An overambitious choice for a holiday read,
This review is from: Music and Politics (PCPC - Polity Contemporary Political Communication Series) (Paperback)
Customer review from the Amazon Vine Programme (What's this?)
Any negative element in my experience of this book will be due will be my lack of appreciation of how academic this book is. I haven't studied politics, but this sounded interesting so I chose it as a holiday read. I did enjoy it as it is relatively accessible, but it was not quite what I was expecting. Reluctantly, I have dropped a star as I didn't actually understand about 10% of it (read the words but the concepts didn't quite click).

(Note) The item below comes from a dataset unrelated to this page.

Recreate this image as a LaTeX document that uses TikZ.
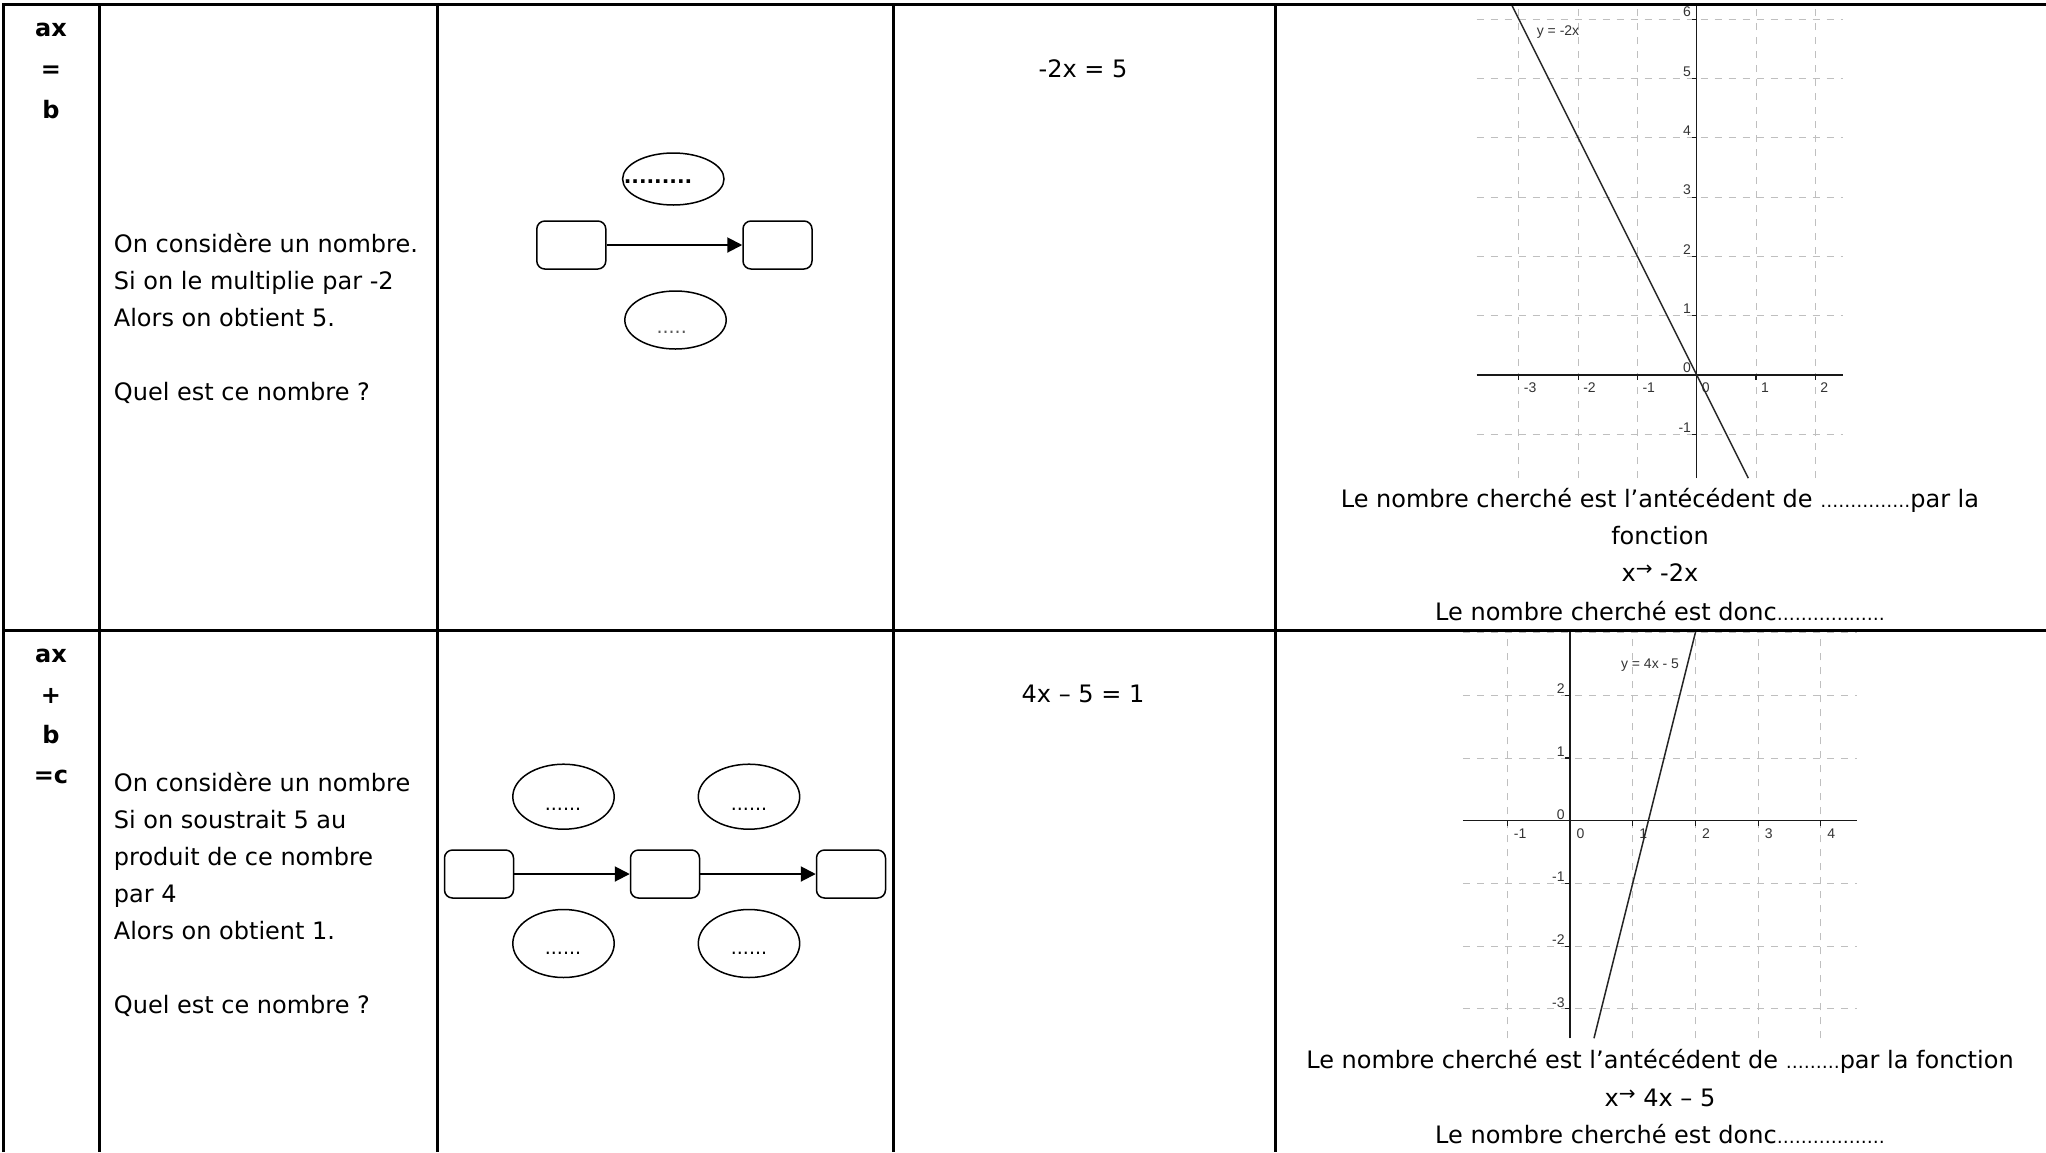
\documentclass[tikz,border=0pt]{standalone}
\usepackage{fontspec}
\setmainfont{DejaVu Sans}
\newfontfamily\graphfont{Liberation Sans}
\usetikzlibrary{shapes.geometric,arrows.meta}
\newcommand\petitpts[1]{{\fontsize{9}{9}\selectfont #1}}
\newcommand\fleche{\raisebox{0.4ex}{\fontsize{10}{10}\selectfont →}}
\begin{document}
\begin{tikzpicture}[x=0.5pt,y=-0.5pt,
  rule/.style={line width=1.5pt},
  txt/.style={anchor=base west,inner sep=0pt,font=\fontsize{12}{14}\selectfont},
  ctxt/.style={anchor=base,inner sep=0pt,font=\fontsize{12}{14}\selectfont},
  lbl/.style={anchor=base,inner sep=0pt,font=\fontsize{12}{14}\selectfont\bfseries},
  box/.style={draw,line width=0.75pt,rounded corners=4pt,minimum width=34.5pt,minimum height=24pt,inner sep=0pt},
  oval/.style={draw,ellipse,line width=0.75pt,inner sep=0pt,minimum width=50.7pt},
  flow/.style={line width=1pt,-{Triangle[length=7.5pt,width=7.5pt]}},
  dots/.style={inner sep=0pt,font=\fontsize{9.5}{10}\selectfont},
  gridl/.style={black!25,line width=0.5pt,dash pattern=on 3.5pt off 3.5pt},
  axis/.style={black!90,line width=0.6pt},
  fn/.style={black!85,line width=0.75pt},
  num/.style={inner sep=0pt,font=\graphfont\fontsize{7}{8}\selectfont,text=black!80},
]
\useasboundingbox (0,0) rectangle (2046,1152);

% ---------- graph 1 : y = -2x ----------
\begin{scope}[shift={(848.35pt,-187.5pt)},x=29.65pt,y=29.65pt]
  \foreach \i in {-3,...,2} \draw[gridl] (\i,-1.74) -- (\i,6.26);
  \foreach \j in {-1,...,6} \draw[gridl] (-3.71,\j) -- (2.46,\j);
  \draw[axis] (-3.71,0) -- (2.46,0);
  \draw[axis] (0,-1.74) -- (0,6.26);
  \foreach \i in {-3,...,2} {
    \draw[axis] (\i,0) -- (\i,-0.08);
    \node[num,anchor=west] (gax\i) at (\i+0.08,-0.22) {\i};
  }
  \foreach \j in {-1,...,6} {
    \draw[axis] (0,\j) -- (-0.08,\j);
    \node[num,anchor=east] (gay\j) at (-0.09,\j+0.12) {\j};
  }
  \draw[fn] (-3.13,6.26) -- (0.87,-1.74);
\end{scope}
\node[num] (g1lab) at (1558,32) {y = -2x};

% ---------- graph 2 : y = 4x - 5 ----------
\begin{scope}[shift={(785pt,-410.35pt)},x=31.35pt,y=31.35pt]
  \foreach \i in {-1,...,4} \draw[gridl] (\i,-3.47) -- (\i,3.04);
  \foreach \j in {-3,...,3} \draw[gridl] (-1.71,\j) -- (4.57,\j);
  \draw[axis] (-1.71,0) -- (4.57,0);
  \draw[axis] (0,-3.47) -- (0,3.04);
  \foreach \i in {-1,...,4} {
    \draw[axis] (\i,0) -- (\i,-0.08);
    \node[num,anchor=west] (gbx\i) at (\i+0.1,-0.21) {\i};
  }
  \foreach \j in {-3,...,2} {
    \draw[axis] (0,\j) -- (-0.08,\j);
    \node[num,anchor=east] (gby\j) at (-0.08,\j+0.1) {\j};
  }
  \draw[fn] (0.3825,-3.47) -- (2.01,3.04);
\end{scope}
\node[num] (g2lab) at (1650,665) {y = 4x - 5};

% ---------- table rules ----------
\draw[rule] (3,1152) -- (3,4) -- (2046,4);
\draw[rule] (3,630) -- (2046,630);
\foreach \x in {99,437,893,1275} \draw[rule] (\x,4) -- (\x,1152);

% ---------- column 1 ----------
\node[lbl] (a1) at (51,36) {ax};
\node[lbl] (a2) at (51,77) {=};
\node[lbl] (a3) at (51,118) {b};
\node[lbl] (c1) at (51,662) {ax};
\node[lbl] (c2) at (51,703) {+};
\node[lbl] (c3) at (51,743) {b};
\node[lbl] (c4) at (51,783) {=c};

% ---------- column 2 ----------
\node[txt] (p1) at (113.5,252) {On considère un nombre.};
\node[txt] (p2) at (113.5,289) {Si on le multiplie par -2};
\node[txt] (p3) at (113.5,326) {Alors on obtient 5.};
\node[txt] (p4) at (113.5,400) {Quel est ce nombre ?};
\node[txt] (q1) at (113.5,791) {On considère un nombre};
\node[txt] (q2) at (113.5,828) {Si on soustrait 5 au};
\node[txt] (q3) at (113.5,865) {produit de ce nombre};
\node[txt] (q4) at (113.5,902) {par 4};
\node[txt] (q5) at (113.5,939) {Alors on obtient 1.};
\node[txt] (q6) at (113.5,1013) {Quel est ce nombre ?};

% ---------- column 3 : diagram 1 ----------
\node[oval,minimum height=26pt] (e1) at (673.3,179) {};
\node[box] (b1) at (571.3,245) {};
\node[box] (b2) at (777.5,245) {};
\node[oval,minimum height=29pt] (e2) at (675.5,320) {};
\draw[flow] (b1) -- (b2);
\node[dots,font=\fontsize{10}{10}\selectfont\bfseries] (d1) at (658,181.7) {.........};
\node[dots,text=black!65] (d2) at (671.7,332.7) {.....};

% ---------- column 3 : diagram 2 ----------
\node[oval,minimum height=32.5pt] (f1) at (563.5,796.7) {};
\node[oval,minimum height=32.5pt] (f2) at (749,796.7) {};
\node[oval,minimum height=34pt] (f3) at (563.5,943.5) {};
\node[oval,minimum height=34pt] (f4) at (749,943.5) {};
\node[box] (k1) at (479,874) {};
\node[box] (k2) at (665,874) {};
\node[box] (k3) at (851,874) {};
\draw[flow] (k1) -- (k2);
\draw[flow] (k2) -- (k3);
\node[dots] (h1) at (563,809) {......};
\node[dots] (h2) at (749,809) {......};
\node[dots] (h3) at (563,953) {......};
\node[dots] (h4) at (749,953) {......};

% ---------- column 4 ----------
\node[ctxt] (eq1) at (1083,77) {-2x = 5};
\node[ctxt] (eq2) at (1083,702) {4x – 5 = 1};

% ---------- column 5 texts ----------
\node[ctxt] (r1) at (1660,507) {Le nombre cherché est l’antécédent de \petitpts{……………}par la};
\node[ctxt] (r2) at (1660,544) {fonction};
\node[ctxt] (r3) at (1660,581) {x\fleche{} -2x};
\node[ctxt] (r4) at (1660,620) {Le nombre cherché est donc\petitpts{………………}};
\node[ctxt] (s1) at (1660,1068) {Le nombre cherché est l’antécédent de \petitpts{………}par la fonction};
\node[ctxt] (s2) at (1660,1106) {x\fleche{} 4x – 5};
\node[ctxt] (s3) at (1660,1143) {Le nombre cherché est donc\petitpts{………………}};
\end{tikzpicture}
\end{document}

There is a lot of `meat' in Music & Politics, and it talks about: overt political control of music; how musicians come to represent people; how people participate and interact with music; how music helps make/shape history; the dynamics of the big music prizes; music as a way of experiencing political movements. There is also quite a bit about how we evaluate music, which got a bit philosophical and slightly beyond my comfort zone (this was most of the 10% I couldn't quite process).
The big thing I took away from this book was the sense that music and politics are basic human attributes, so we shouldn't be too surprised that both deeply effect the other. It also reminded me that music isn't just another form of communication, there is a bit of magic about some of it that works on a different, deeper, level.
On reflection, I think I'd expected more reference to protest music and songs hi-jacked by advertisements etc. While there was some reference this wasn't the main thrust.
...and I'm certainly not prepared to admit that Bruce Springsteen on the cover swayed my choice. Oh whoops, I've said it!